Has the Hadoop market turned a corner?

The recent numbers from Cloudera and Hortonworks show positive signs toward the path to profitability. But as they aim for the black, they are finding themselves in a much broader Big Data market where ease and accessibility will determine whether they sink or swim.
Written by Tony Baer (dbInsight), Contributor

With Cloudera's long-awaited IPO and Hortonworks' reporting of Q1 results, we now have real numbers from two out of the three Hadoop pure plays to paint a picture of the market. The good news is that, for both companies, the numbers have taken a positive turn with the sea of red ink starting the downward slope, and with product revenue growth outstripping professional services.

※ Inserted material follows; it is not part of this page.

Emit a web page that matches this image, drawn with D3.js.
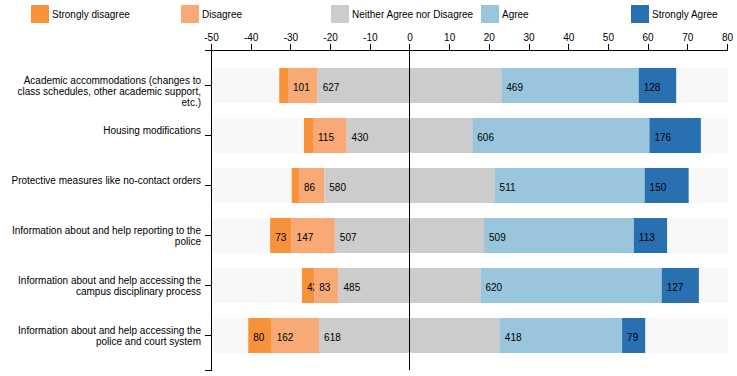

Drilling down, Cloudera's business is clearly more mature than Hortonworks; according to the S1, Cloudera has been growing at relatively constant 50+ percent rates over the past three years while Hortonworks settled at this rate only during the past year after the initial spurt of triple digit growth. On the other hand, from a revenue standpoint, Hortonworks benefited from a more developed market, getting to the $100-million mark a lot quicker.

And Cloudera is further along in becoming a product-centric business, with services accounting for 23 percent of revenues over the past year, compared to 31 percent for Hortonworks for the past year -- but 25 percent for the most recent quarter. Trends in the sea of red ink are more illustrative; Cloudera's losses started hitting the downward curve last year, while Hortonworks just got to this point in the last couple quarters.

Of course, all this comes amidst the angst that is predictable for any emerging technology - phenomena for which other analyst firms have coined trademarked names for such cycles. In the past few weeks alone, we've seen what seems like schadenfreude from posts with titles like Hadoop is falling, Is Hadoop Failing, and The Trouble with Hadoop, plus counterpoints like Hadoop is Not Failing, it is the Future of Data. We weighed with our own two cents last fall.

In one respect, what's happening with Hadoop is similar to that of any new technology. It takes time for practitioners to learn and for organizations to understand how they can benefit from it. For vendors, there's the need to educate the market, and when you're selling to early adopters, it's probably a high-touch, high cost, highly consultative sale. Not surprisingly Hadoop is a land and expand business, where the profits happen when existing customers renew and expand their subscriptions. With 90+ percent renewal rates, Cloudera and Hortonworks are on a path to profitability.

With these results, the good news for Cloudera and Hortonworks is that there is a real market there for them. But the question to investors is how big the addressable market will be and how long will be the path to profitability.

Cloudera estimates that it has penetrated barely 5 percent of its addressable market of the Global 8000 (companies with at least $1 billion revenues). OK, the potential market is big in terms of numbers of customers.

But how much will those customers pay? With open source technology running on commodity infrastructure, the prevailing expectation can be summarized by the old Meineke Muffler slogan, "We're not going to pay a lot for this muffler!" So, it's unlikely that Hadoop alone, which we estimate is a $600 million market today, is likely to hit the $10+ billion levels of the enterprise database market anytime soon.

The operable notion there is Hadoop alone -- because the addressable market that Hadoop serves is actually about Big and Fast Data. Cloudera, Hortonworks, and MapR are part of an ecosystem that also includes cloud based services for Hadoop, not to mention a la carte offerings for running Spark, machine learning, data pipelines, and streaming. Or to be snarky, it's the Big Data market, not the Hadoop market, dummy.

The cloud is responsible for expanding this ecosystem. By making all these alternative big and fast data services available the cloud is Hadoop's frenemy. But just as the cloud opens the gates for a la carte services, it also provides the way for Hadoop to surmount it's biggest challenge: that the platform is still too darn hard for most enterprises to implement. The cloud will be key to making Big Data - and Hadoop - accessible to the next wave of adopters who won't have the technical savvy or resources of the early adopters. We expect that by year end 2018, that most new Hadoop implementations will be in the cloud.

Managed cloud services can not only bury all those ugly configuration and patching tasks, but also provide fit-for-purpose platforms for specific use cases, like BI, data warehouse optimization/ETL, or Spark. A good example is the Hortonworks Data Cloud (HDCloud) that provides services optimized specifically or Hive and Spark workloads. Managed services are the key for Hadoop providers to fulfill their promise in a much broader ecosystem.